Senate panel opposes Rs2.5 per litre carbon levy on fuel
Foreign vendors providing e-commerce services will be taxed at a rate of 5% for income tax under proposed Finance Bill
ISLAMABAD: The FBR on Thursday informed the Senate Standing Committee on Finance and Revenue that the Digital Presence Proceeds Tax on International Platforms was proposed in the Finance Bill 2025-26, following the pattern of India, as New Delhi imposes digital tax on goods and services supplied digitally as an Equalization Levy.

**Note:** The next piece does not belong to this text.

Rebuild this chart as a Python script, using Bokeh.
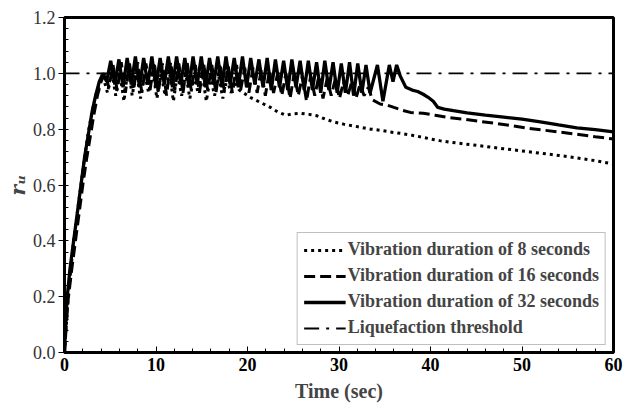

Foreign vendors providing e-commerce goods or services will be taxed at a rate of 5 percent for income tax under the proposed Finance Bill. Chairman FBR stated that the tax has been imposed on digital platforms providing services without retaining physical footprint. The committee granted its clearance for the proposed tax. However, the Senate panel opposed the imposition of Rs2.5 per litre carbon Levy on petrol, diesel, and furnace oil in the budget. The meeting of the Senate Standing Committee on Finance and Revenue was presided over by Senator Saleem Mandviwalla. The Senate panel finalized its recommendations and now an internal meeting of the panel is scheduled to be held on Friday (today) to finalize its report for tabling before the Upper House of parliament for seeking approval and forwarding to the National Assembly next week. Chairman FBR Rashid Mahmood Langrial opposed the special treatment for the banking sector under the Seventh Schedule of the Income Tax Ordinance and recommended that it should be abolished in totality. Why special treatment for the banking sector, he questioned, and added that these banks should be treated like other companies. This triggered a heated debate during the Senate Standing Committee on Finance meeting. The FBR has proposed in the Finance Bill 2025-26 that banks can only claim provisions for non-performing loans as expenses if they are classified as “loss” under the State Bank’s Prudential Regulations. “Why the banks be given totally different tax treatment as compared to other registered companies,” the FBR chairman questioned. Tax laws cannot be dictated to the government by any particular sector, he added. The panel chairman recommended deletion of Special Economic Zone (SEZ) Act keeping in view government policy for not granting or extending tax exemptions. The committee was also briefed on the exemptions provided to businesses located in Khyber Pakhtunkhwa and the newly merged districts. It was informed that the exemptions for cinema operators have been limited till 2030. However, the FBR has extended the facility till 2026. Discussing the power sector’s initiative for payment of circular debt through refinancing, NEPRA officials stated that, as of now, Rs3.23 per unit is being charged to consumers. However, NEPRA proposed removal of 10pc cap limit, as it would help in obtaining necessary refinancing needed for the payment of circular debt.